Exclude images, then output the remaining data verbatim.

(begin)

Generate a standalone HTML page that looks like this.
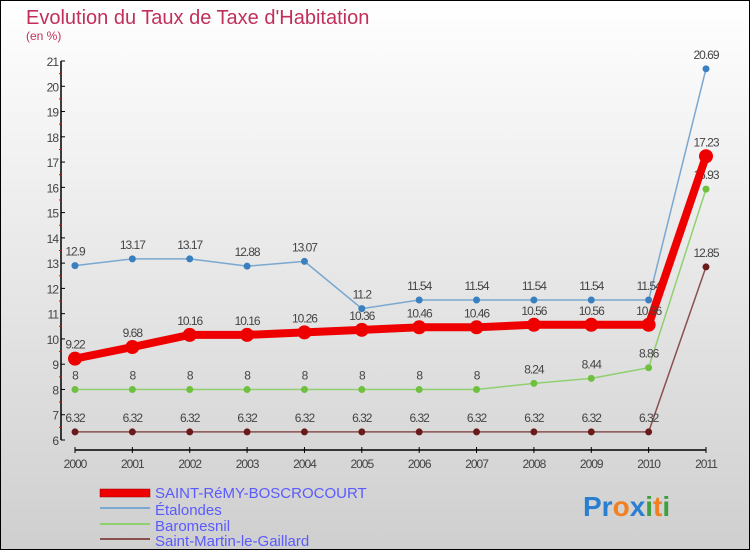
<!DOCTYPE html>
<html><head><meta charset="utf-8"><style>
body{margin:0}
#c{width:750px;height:550px;position:relative;overflow:hidden}
text{font-family:"Liberation Sans",sans-serif}
</style></head><body>
<div id="c">
<svg id="s" width="750" height="550" xmlns="http://www.w3.org/2000/svg">
<defs><linearGradient id="bg" x1="0" y1="0" x2="0" y2="1"><stop offset="0" stop-color="#ffffff"/><stop offset="1" stop-color="#cfcfcf"/></linearGradient></defs>
<rect x="0.5" y="0.5" width="749" height="549" fill="url(#bg)" stroke="#000"/>
<text x="26" y="24" font-size="20" fill="#c0305a">Evolution du Taux de Taxe d'Habitation</text>
<text x="26" y="40" font-size="12" fill="#c0305a">(en %)</text>
<g id="axes"></g><g id="series"></g>
<g>
<rect x="100" y="489" width="50" height="8" fill="#e00" stroke="#900" stroke-width="0.5"/>
<text x="155" y="498" font-size="15" fill="#5a5aff">SAINT-RéMY-BOSCROCOURT</text>
<line x1="100" y1="508" x2="150" y2="508" stroke="#7aa8d0" stroke-width="2"/>
<text x="155" y="515" font-size="15" fill="#5a5aff">Étalondes</text>
<line x1="100" y1="524" x2="150" y2="524" stroke="#90d070" stroke-width="2"/>
<text x="155" y="531" font-size="15" fill="#5a5aff">Baromesnil</text>
<line x1="100" y1="539" x2="150" y2="539" stroke="#8a5050" stroke-width="2"/>
<text x="155" y="546" font-size="15" fill="#5a5aff">Saint-Martin-le-Gaillard</text>
</g>
<text x="583" y="516" font-size="28" font-weight="bold"><tspan fill="#2a7fd0">Pr</tspan><tspan fill="#f08020">o</tspan><tspan fill="#2a7fd0">x</tspan><tspan fill="#40a040">i</tspan><tspan fill="#f08020">t</tspan><tspan fill="#40a040">i</tspan></text>
</svg></div>
<script>
const years=[2000,2001,2002,2003,2004,2005,2006,2007,2008,2009,2010,2011];
const yTicks=[6,7,8,9,10,11,12,13,14,15,16,17,18,19,20,21];
const saintRemy=[9.22,9.68,10.16,10.16,10.26,10.36,10.46,10.46,10.56,10.56,10.56,17.23];
const etalondes=[12.9,13.17,13.17,12.88,13.07,11.2,11.54,11.54,11.54,11.54,11.54,20.69];
const baromesnil=[8,8,8,8,8,8,8,8,8.24,8.44,8.86,15.93];
const saintMartin=[6.32,6.32,6.32,6.32,6.32,6.32,6.32,6.32,6.32,6.32,6.32,12.85];
const NS="http://www.w3.org/2000/svg";
const xS=i=>75+i*(706-75)/11;
const yS=v=>440-(v-6)*(440-61)/15;
function mk(t,a,p){const e=document.createElementNS(NS,t);for(const k in a)e.setAttribute(k,a[k]);p.appendChild(e);return e;}
const ax=document.getElementById('axes');
mk('line',{x1:61,y1:yS(21),x2:61,y2:yS(6),stroke:'#000','stroke-width':1.5},ax);
mk('line',{x1:75,y1:450,x2:706,y2:450,stroke:'#000','stroke-width':1.5},ax);
yTicks.forEach(v=>{
 mk('line',{x1:61,y1:yS(v),x2:65,y2:yS(v),stroke:'#000'},ax);
 if(v<21)mk('line',{x1:59,y1:yS(v+0.5),x2:62,y2:yS(v+0.5),stroke:'#e00'},ax);
 const t=mk('text',{x:58,y:yS(v)+5,'font-size':12,fill:'#444','text-anchor':'end','letter-spacing':'-1'},ax);
 
 
 t.textContent=v;
});
years.forEach((y,i)=>{
 mk('line',{x1:xS(i),y1:447,x2:xS(i),y2:453,stroke:'#000'},ax);
 const t=mk('text',{x:xS(i),y:468,'font-size':12,fill:'#444','text-anchor':'middle','letter-spacing':'-1'},ax);
 
 
 t.textContent=y;
});
const sg=document.getElementById('series');
function series(vals,name,col,dot,w,r){
 const g=mk('g',{},sg);
 
 
 mk('polyline',{points:vals.map((v,i)=>xS(i)+','+yS(v)).join(' '),fill:'none',stroke:col,'stroke-width':w,'stroke-linejoin':'round'},g);
 vals.forEach((v,i)=>{
  const c=mk('circle',{cx:xS(i),cy:yS(v),r:r,fill:dot},g);
  
  
  const t=mk('text',{x:xS(i),y:yS(v)-10,'font-size':12,fill:'#444','text-anchor':'middle','letter-spacing':'-1'},g);
  
  
  t.textContent=v;
 });
}
series(saintMartin,'saint-martin-series','#8a5050','#6a1a1a',1.5,3.5);
series(baromesnil,'baromesnil-series','#90d070','#70c040',1.5,3.5);
series(etalondes,'etalondes-series','#7aa8d0','#3a80c0',1.5,3.5);
series(saintRemy,'saint-remy-series','#ee0000','#ee0000',8,7);
</script>
</body></html>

(end)

#### FINAL RESULT:
Generate a standalone HTML page that looks like this.
<!DOCTYPE html>
<html><head><meta charset="utf-8"><style>
body{margin:0}
#c{width:750px;height:550px;position:relative;overflow:hidden}
text{font-family:"Liberation Sans",sans-serif}
</style></head><body>
<div id="c">
<svg id="s" width="750" height="550" xmlns="http://www.w3.org/2000/svg">
<defs><linearGradient id="bg" x1="0" y1="0" x2="0" y2="1"><stop offset="0" stop-color="#ffffff"/><stop offset="1" stop-color="#cfcfcf"/></linearGradient></defs>
<rect x="0.5" y="0.5" width="749" height="549" fill="url(#bg)" stroke="#000"/>
<text x="26" y="24" font-size="20" fill="#c0305a">Evolution du Taux de Taxe d'Habitation</text>
<text x="26" y="40" font-size="12" fill="#c0305a">(en %)</text>
<g id="axes"></g><g id="series"></g>
<g>
<rect x="100" y="489" width="50" height="8" fill="#e00" stroke="#900" stroke-width="0.5"/>
<text x="155" y="498" font-size="15" fill="#5a5aff">SAINT-RéMY-BOSCROCOURT</text>
<line x1="100" y1="508" x2="150" y2="508" stroke="#7aa8d0" stroke-width="2"/>
<text x="155" y="515" font-size="15" fill="#5a5aff">Étalondes</text>
<line x1="100" y1="524" x2="150" y2="524" stroke="#90d070" stroke-width="2"/>
<text x="155" y="531" font-size="15" fill="#5a5aff">Baromesnil</text>
<line x1="100" y1="539" x2="150" y2="539" stroke="#8a5050" stroke-width="2"/>
<text x="155" y="546" font-size="15" fill="#5a5aff">Saint-Martin-le-Gaillard</text>
</g>
<text x="583" y="516" font-size="28" font-weight="bold"><tspan fill="#2a7fd0">Pr</tspan><tspan fill="#f08020">o</tspan><tspan fill="#2a7fd0">x</tspan><tspan fill="#40a040">i</tspan><tspan fill="#f08020">t</tspan><tspan fill="#40a040">i</tspan></text>
</svg></div>
<script>
const years=[2000,2001,2002,2003,2004,2005,2006,2007,2008,2009,2010,2011];
const yTicks=[6,7,8,9,10,11,12,13,14,15,16,17,18,19,20,21];
const saintRemy=[9.22,9.68,10.16,10.16,10.26,10.36,10.46,10.46,10.56,10.56,10.56,17.23];
const etalondes=[12.9,13.17,13.17,12.88,13.07,11.2,11.54,11.54,11.54,11.54,11.54,20.69];
const baromesnil=[8,8,8,8,8,8,8,8,8.24,8.44,8.86,15.93];
const saintMartin=[6.32,6.32,6.32,6.32,6.32,6.32,6.32,6.32,6.32,6.32,6.32,12.85];
const NS="http://www.w3.org/2000/svg";
const xS=i=>75+i*(706-75)/11;
const yS=v=>440-(v-6)*(440-61)/15;
function mk(t,a,p){const e=document.createElementNS(NS,t);for(const k in a)e.setAttribute(k,a[k]);p.appendChild(e);return e;}
const ax=document.getElementById('axes');
mk('line',{x1:61,y1:yS(21),x2:61,y2:yS(6),stroke:'#000','stroke-width':1.5},ax);
mk('line',{x1:75,y1:450,x2:706,y2:450,stroke:'#000','stroke-width':1.5},ax);
yTicks.forEach(v=>{
 mk('line',{x1:61,y1:yS(v),x2:65,y2:yS(v),stroke:'#000'},ax);
 if(v<21)mk('line',{x1:59,y1:yS(v+0.5),x2:62,y2:yS(v+0.5),stroke:'#e00'},ax);
 const t=mk('text',{x:58,y:yS(v)+5,'font-size':12,fill:'#444','text-anchor':'end','letter-spacing':'-1'},ax);
 
 
 t.textContent=v;
});
years.forEach((y,i)=>{
 mk('line',{x1:xS(i),y1:447,x2:xS(i),y2:453,stroke:'#000'},ax);
 const t=mk('text',{x:xS(i),y:468,'font-size':12,fill:'#444','text-anchor':'middle','letter-spacing':'-1'},ax);
 
 
 t.textContent=y;
});
const sg=document.getElementById('series');
function series(vals,name,col,dot,w,r){
 const g=mk('g',{},sg);
 
 
 mk('polyline',{points:vals.map((v,i)=>xS(i)+','+yS(v)).join(' '),fill:'none',stroke:col,'stroke-width':w,'stroke-linejoin':'round'},g);
 vals.forEach((v,i)=>{
  const c=mk('circle',{cx:xS(i),cy:yS(v),r:r,fill:dot},g);
  
  
  const t=mk('text',{x:xS(i),y:yS(v)-10,'font-size':12,fill:'#444','text-anchor':'middle','letter-spacing':'-1'},g);
  
  
  t.textContent=v;
 });
}
series(saintMartin,'saint-martin-series','#8a5050','#6a1a1a',1.5,3.5);
series(baromesnil,'baromesnil-series','#90d070','#70c040',1.5,3.5);
series(etalondes,'etalondes-series','#7aa8d0','#3a80c0',1.5,3.5);
series(saintRemy,'saint-remy-series','#ee0000','#ee0000',8,7);
</script>
</body></html>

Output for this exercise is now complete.